Maxwell testified Madera-Rodriguez swung the sledgehammer to break into Melgar’s room. The group received permission to enter from Melgar’s supervisor before breaking in, Maxwell and Matthews said in court.
As part of their plea deals, Matthews, Maxwell and DeDolph agreed to testify at Madera-Rodriguez’ trial, officials have said.
Matthews pleaded guilty for his role in Melgar’s death in May 2019, and he was sentenced to one year in prison. Maxwell pleaded guilty in June 2019 and received a four-year prison sentence. DeDolph pleaded guilty in January. He was sentenced to 10 years in prison.
Madera-Rodriguez enlisted in the Marine Corps in 2003 and joined the elite ranks of the Marine Raiders in 2010, his Marine Corps service records show. In addition to serving in Mali, he served in Iraq.
Melgar, a Special Forces engineer sergeant, enlisted in the Army in 2012 and joined the Fort Bragg, N.C.-based 3rd Special Forces Group about one year later.
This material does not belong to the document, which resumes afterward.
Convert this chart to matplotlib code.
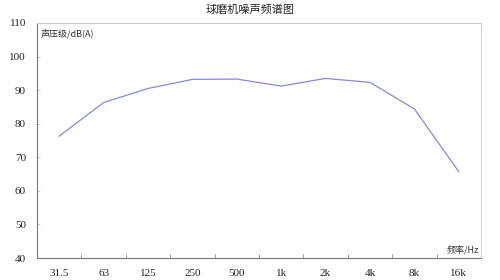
import matplotlib
matplotlib.use("Agg")
import matplotlib.pyplot as plt
import numpy as np

plt.rcParams['font.family'] = ['Noto Sans CJK SC', 'DejaVu Sans']

# octave band centre frequencies and sound pressure level
freqs = ['31.5', '63', '125', '250', '500', '1k', '2k', '4k', '8k', '16k']
spl = [76.3, 86.3, 90.5, 93.2, 93.3, 91.2, 93.5, 92.3, 84.4, 65.7]

fig = plt.figure(figsize=(5, 2.8), dpi=100)
ax = fig.add_axes([37/500, 1-258/280, 444/500, 235/280])

x = np.arange(len(freqs))
ax.plot(x, spl, color='#8888dd', lw=0.9)

ax.set_xlim(-0.5, len(freqs) - 0.5)
ax.set_ylim(40, 110)
ax.set_yticks(np.arange(40, 111, 10))
ax.set_xticks(x)
ax.set_xticklabels(freqs)
ax.set_xticks(np.arange(0.5, len(freqs) - 1, 1), minor=True)
ax.tick_params(axis='x', which='major', length=0, pad=8, labelsize=8, colors='#222222')
ax.tick_params(axis='x', which='minor', direction='in', length=3, color='#888888')
ax.tick_params(axis='y', direction='in', length=2, color='#cccccc', labelsize=8,
               pad=8, labelcolor='#222222')
for lab in ax.get_xticklabels() + ax.get_yticklabels():
    lab.set_family('Liberation Serif')

ax.spines['left'].set_color('#777777')
ax.spines['bottom'].set_color('#777777')
ax.spines['top'].set_color('#d0d0d0')
ax.spines['right'].set_color('#d0d0d0')
for s in ax.spines.values():
    s.set_linewidth(0.8)

ax.text(0.008, 0.975, '声压级/dB(A)', transform=ax.transAxes, ha='left', va='top',
        fontsize=6.5, color='#333333')
ax.text(0.995, 0.015, '频率/Hz', transform=ax.transAxes, ha='right', va='bottom',
        fontsize=6.5, color='#333333')
fig.text(0.5, 1-10/280, '球磨机噪声频谱图', ha='center', va='center', fontsize=8,
         color='#222222')

fig.savefig('out.png', dpi=100)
In court testimony, Green Berets described him as a mature and fast-rising star in the unit who had proven himself in intense combat in Afghanistan.
“I would say the type of meticulousness, professionalism, candor and excitement Logan brought were extremely rare, even among elite operators,’ Chief Warrant Officer 2 Kevin Strupkus, who commanded Melgar in Afghanistan, testified in 2019. ” Third Group lost a phenomenal operator.”